== Source records

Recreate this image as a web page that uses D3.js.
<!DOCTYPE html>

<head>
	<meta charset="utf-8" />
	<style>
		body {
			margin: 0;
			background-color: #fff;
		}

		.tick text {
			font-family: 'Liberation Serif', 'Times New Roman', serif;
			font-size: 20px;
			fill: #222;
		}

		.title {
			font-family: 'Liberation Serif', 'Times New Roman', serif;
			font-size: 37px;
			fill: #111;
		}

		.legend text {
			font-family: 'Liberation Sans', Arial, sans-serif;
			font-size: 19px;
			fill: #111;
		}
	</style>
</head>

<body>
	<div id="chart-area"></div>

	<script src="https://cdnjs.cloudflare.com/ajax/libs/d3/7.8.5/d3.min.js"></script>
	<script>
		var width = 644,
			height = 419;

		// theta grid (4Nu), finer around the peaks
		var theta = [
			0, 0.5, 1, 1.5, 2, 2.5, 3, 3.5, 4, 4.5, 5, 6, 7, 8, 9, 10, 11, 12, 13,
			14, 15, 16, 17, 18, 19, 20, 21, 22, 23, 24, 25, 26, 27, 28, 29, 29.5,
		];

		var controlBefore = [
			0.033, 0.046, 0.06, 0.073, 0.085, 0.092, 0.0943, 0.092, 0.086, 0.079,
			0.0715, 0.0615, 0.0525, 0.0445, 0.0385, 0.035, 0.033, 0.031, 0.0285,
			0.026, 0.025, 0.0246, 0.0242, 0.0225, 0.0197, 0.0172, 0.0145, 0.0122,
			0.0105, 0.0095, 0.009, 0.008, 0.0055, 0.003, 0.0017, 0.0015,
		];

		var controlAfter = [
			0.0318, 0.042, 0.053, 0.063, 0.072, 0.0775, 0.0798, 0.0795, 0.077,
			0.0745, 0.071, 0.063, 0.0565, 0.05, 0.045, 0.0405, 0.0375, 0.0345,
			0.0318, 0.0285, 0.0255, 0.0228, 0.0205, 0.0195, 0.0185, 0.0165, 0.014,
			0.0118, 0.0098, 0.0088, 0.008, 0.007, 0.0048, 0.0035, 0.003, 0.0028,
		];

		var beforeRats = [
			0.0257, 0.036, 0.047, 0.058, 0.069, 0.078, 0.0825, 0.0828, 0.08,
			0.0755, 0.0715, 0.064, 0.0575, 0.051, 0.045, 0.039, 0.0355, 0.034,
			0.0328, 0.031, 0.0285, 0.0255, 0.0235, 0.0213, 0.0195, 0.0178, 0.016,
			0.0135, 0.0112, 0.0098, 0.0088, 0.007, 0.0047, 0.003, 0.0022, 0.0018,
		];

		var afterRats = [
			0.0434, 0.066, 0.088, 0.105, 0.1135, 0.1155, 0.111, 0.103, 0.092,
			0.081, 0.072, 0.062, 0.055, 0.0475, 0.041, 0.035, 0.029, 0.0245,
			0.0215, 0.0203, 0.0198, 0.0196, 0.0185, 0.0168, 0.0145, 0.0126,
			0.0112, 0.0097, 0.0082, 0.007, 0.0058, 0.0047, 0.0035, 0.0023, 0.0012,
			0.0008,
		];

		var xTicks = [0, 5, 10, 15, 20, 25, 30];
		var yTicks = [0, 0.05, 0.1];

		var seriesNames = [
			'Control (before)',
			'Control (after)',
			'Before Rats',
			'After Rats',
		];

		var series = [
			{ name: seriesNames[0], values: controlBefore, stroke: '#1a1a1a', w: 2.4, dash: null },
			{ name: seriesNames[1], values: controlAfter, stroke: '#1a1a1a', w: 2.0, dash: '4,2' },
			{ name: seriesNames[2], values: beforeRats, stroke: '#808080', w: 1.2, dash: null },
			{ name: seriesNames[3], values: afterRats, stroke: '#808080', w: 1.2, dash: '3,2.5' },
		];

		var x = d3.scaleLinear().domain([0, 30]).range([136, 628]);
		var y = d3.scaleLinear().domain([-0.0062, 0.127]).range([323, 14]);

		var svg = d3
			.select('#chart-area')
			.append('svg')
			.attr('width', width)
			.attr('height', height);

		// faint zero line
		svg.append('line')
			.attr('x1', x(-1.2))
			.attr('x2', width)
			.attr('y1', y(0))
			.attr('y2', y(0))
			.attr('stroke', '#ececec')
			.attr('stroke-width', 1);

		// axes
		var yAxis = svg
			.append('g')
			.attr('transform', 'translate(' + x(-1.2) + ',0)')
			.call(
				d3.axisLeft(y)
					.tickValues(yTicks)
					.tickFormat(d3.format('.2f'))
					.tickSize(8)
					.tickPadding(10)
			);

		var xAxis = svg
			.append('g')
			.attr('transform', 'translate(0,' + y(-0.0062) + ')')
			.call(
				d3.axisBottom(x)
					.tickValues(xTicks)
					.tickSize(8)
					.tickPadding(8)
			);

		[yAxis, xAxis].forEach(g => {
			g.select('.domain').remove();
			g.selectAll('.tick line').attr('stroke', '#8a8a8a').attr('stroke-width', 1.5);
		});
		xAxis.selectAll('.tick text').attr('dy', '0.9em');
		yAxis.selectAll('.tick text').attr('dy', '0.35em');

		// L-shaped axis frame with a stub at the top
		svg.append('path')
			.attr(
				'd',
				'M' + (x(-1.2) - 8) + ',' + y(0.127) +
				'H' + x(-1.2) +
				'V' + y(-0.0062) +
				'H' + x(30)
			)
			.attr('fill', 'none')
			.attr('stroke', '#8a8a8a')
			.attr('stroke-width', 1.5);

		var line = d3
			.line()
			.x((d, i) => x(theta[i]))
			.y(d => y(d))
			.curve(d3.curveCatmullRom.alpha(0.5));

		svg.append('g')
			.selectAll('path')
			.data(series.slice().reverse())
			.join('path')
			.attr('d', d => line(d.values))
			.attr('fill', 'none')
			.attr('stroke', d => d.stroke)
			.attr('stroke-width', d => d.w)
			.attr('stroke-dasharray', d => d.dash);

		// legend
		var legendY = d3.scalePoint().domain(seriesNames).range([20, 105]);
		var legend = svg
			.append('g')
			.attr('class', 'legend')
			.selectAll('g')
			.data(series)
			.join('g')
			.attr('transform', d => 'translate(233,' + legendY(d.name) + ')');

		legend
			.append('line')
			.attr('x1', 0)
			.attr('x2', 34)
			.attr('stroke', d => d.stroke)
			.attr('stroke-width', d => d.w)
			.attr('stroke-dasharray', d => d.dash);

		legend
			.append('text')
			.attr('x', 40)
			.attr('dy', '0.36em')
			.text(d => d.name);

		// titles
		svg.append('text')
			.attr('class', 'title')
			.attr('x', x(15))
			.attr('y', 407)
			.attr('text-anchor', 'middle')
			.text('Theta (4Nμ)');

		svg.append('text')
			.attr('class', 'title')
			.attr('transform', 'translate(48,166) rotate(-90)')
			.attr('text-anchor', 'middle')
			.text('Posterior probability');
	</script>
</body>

====
== Source records

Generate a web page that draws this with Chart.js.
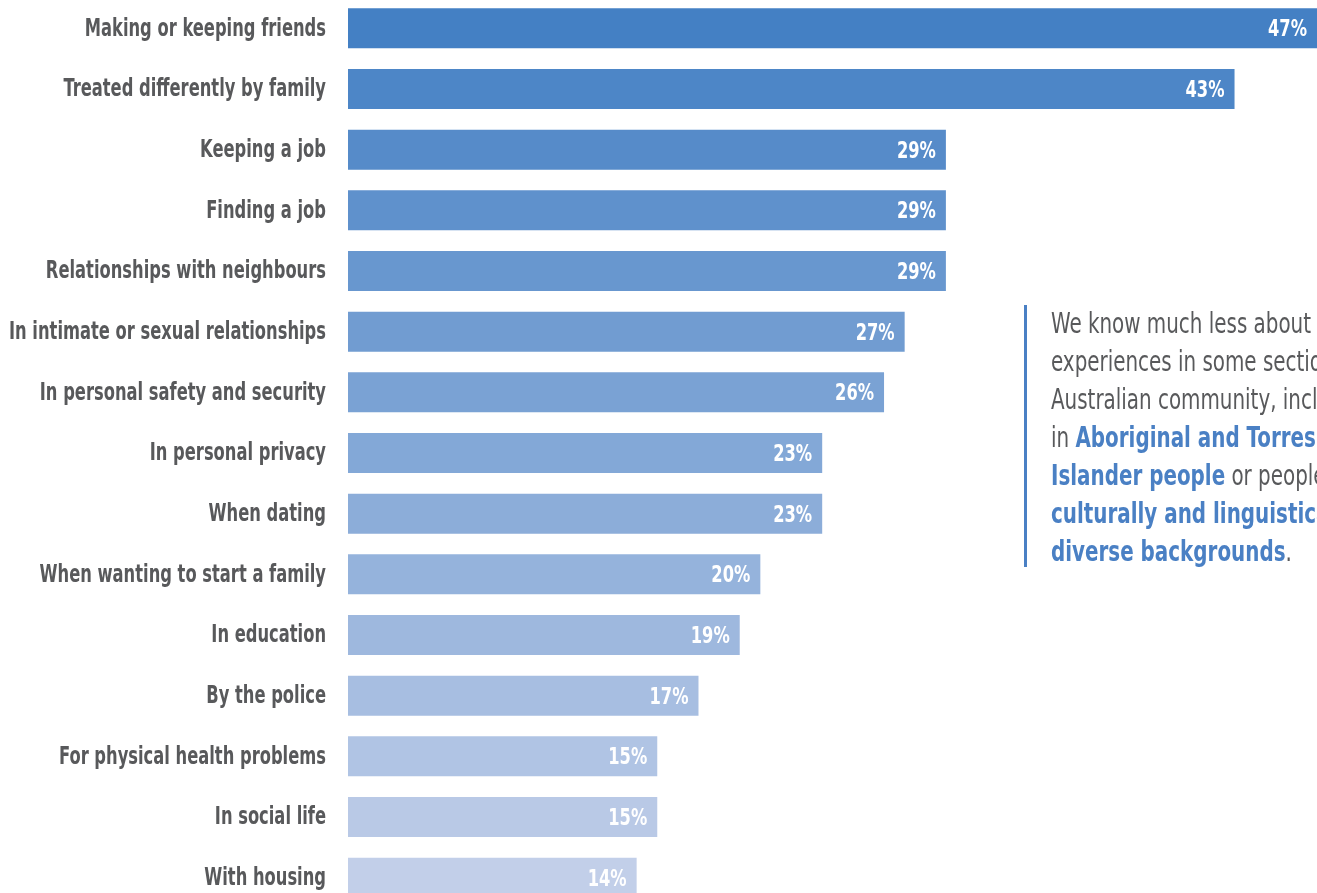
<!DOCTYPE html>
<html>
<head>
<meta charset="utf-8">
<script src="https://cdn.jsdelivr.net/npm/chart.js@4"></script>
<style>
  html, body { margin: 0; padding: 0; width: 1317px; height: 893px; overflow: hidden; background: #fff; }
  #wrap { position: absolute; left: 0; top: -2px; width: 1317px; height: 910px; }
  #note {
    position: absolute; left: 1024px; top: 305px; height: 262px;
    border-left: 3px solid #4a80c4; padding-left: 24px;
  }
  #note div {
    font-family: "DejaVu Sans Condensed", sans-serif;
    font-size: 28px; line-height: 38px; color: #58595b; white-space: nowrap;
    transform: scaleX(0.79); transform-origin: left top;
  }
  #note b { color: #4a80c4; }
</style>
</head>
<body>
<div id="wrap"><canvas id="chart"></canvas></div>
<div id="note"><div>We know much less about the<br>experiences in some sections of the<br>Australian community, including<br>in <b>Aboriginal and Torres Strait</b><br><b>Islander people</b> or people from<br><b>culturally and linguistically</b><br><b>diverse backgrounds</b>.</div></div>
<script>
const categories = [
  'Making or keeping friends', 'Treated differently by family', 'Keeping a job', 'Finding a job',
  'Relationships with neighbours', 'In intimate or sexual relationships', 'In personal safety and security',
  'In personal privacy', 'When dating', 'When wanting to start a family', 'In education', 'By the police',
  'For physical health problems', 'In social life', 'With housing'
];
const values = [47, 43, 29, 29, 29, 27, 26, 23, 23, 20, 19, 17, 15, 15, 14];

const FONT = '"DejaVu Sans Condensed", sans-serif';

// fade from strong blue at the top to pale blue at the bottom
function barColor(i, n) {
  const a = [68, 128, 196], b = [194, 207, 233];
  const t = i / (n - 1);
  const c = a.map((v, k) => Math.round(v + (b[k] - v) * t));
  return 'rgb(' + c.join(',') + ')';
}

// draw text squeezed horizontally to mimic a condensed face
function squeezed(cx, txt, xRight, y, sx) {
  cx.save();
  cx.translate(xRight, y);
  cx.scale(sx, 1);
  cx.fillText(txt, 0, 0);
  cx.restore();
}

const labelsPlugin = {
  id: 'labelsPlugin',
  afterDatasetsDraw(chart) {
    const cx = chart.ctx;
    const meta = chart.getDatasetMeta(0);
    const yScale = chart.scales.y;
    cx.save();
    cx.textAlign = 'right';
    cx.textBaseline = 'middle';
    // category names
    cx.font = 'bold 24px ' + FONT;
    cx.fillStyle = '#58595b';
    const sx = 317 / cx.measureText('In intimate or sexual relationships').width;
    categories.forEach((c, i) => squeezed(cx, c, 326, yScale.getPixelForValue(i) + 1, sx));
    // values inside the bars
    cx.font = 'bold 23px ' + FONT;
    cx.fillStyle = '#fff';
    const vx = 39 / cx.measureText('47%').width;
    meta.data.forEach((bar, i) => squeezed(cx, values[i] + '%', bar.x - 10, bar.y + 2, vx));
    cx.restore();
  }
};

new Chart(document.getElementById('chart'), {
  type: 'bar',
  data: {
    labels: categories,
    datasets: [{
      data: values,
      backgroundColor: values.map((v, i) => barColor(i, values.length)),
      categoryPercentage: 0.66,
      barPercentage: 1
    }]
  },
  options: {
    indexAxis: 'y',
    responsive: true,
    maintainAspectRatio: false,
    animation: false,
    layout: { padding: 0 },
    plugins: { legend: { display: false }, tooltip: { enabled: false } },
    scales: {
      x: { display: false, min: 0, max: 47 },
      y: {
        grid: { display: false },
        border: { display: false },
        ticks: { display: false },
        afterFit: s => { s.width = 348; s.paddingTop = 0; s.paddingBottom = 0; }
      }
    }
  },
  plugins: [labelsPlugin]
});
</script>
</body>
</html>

====
== Source records

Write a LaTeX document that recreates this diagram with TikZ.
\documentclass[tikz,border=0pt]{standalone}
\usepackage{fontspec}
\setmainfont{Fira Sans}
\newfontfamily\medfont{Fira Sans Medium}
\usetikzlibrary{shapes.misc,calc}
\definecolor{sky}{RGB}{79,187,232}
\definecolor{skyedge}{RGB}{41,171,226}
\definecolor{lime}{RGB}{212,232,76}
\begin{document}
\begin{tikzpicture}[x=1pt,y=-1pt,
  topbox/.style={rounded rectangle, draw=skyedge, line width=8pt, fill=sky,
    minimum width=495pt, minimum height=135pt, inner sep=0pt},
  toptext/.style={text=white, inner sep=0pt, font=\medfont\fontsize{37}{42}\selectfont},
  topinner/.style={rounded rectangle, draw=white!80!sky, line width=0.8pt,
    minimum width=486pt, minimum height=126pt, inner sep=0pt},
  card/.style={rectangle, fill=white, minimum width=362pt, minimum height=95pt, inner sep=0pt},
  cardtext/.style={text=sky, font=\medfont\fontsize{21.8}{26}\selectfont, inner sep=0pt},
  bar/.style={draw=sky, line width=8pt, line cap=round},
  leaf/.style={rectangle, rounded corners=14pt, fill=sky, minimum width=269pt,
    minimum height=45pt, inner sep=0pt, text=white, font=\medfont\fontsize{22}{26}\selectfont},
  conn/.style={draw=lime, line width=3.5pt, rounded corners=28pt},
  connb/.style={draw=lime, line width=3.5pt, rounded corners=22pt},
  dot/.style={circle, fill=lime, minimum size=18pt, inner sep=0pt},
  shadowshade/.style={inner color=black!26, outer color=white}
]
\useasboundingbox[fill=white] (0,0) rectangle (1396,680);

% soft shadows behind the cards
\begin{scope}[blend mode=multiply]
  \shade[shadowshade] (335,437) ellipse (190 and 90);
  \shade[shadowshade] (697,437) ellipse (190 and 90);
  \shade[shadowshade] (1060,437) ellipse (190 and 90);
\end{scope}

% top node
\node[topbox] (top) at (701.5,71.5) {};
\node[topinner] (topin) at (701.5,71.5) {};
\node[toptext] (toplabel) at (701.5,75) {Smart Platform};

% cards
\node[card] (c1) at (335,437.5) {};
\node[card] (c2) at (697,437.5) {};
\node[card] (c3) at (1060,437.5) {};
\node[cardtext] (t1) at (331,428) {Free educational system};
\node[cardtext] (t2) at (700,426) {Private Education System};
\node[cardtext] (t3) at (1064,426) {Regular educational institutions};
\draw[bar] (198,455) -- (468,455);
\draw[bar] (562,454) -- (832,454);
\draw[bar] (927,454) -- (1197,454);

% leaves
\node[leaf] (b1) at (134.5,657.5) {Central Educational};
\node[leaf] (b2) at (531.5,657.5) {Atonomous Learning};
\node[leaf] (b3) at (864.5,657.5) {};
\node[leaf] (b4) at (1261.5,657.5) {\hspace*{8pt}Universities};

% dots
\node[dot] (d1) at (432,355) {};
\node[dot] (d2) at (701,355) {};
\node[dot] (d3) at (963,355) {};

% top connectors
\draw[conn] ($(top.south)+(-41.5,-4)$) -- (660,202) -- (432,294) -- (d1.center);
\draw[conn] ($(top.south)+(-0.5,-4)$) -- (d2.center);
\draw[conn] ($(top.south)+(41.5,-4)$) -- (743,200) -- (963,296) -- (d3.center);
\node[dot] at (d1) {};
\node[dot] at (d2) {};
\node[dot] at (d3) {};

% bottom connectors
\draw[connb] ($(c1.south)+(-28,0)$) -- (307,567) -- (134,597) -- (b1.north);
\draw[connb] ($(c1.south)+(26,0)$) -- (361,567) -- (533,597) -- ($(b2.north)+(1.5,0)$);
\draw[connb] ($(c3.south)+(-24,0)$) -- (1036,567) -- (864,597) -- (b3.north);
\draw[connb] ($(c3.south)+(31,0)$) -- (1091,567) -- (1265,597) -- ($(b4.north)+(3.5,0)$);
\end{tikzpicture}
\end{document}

====

■ Directions
Collect each line holding the string "that".

■ Result below
Recreate this image as a web page that uses D3.js.
Generate a web page that draws this with Chart.js.
Write a LaTeX document that recreates this diagram with TikZ.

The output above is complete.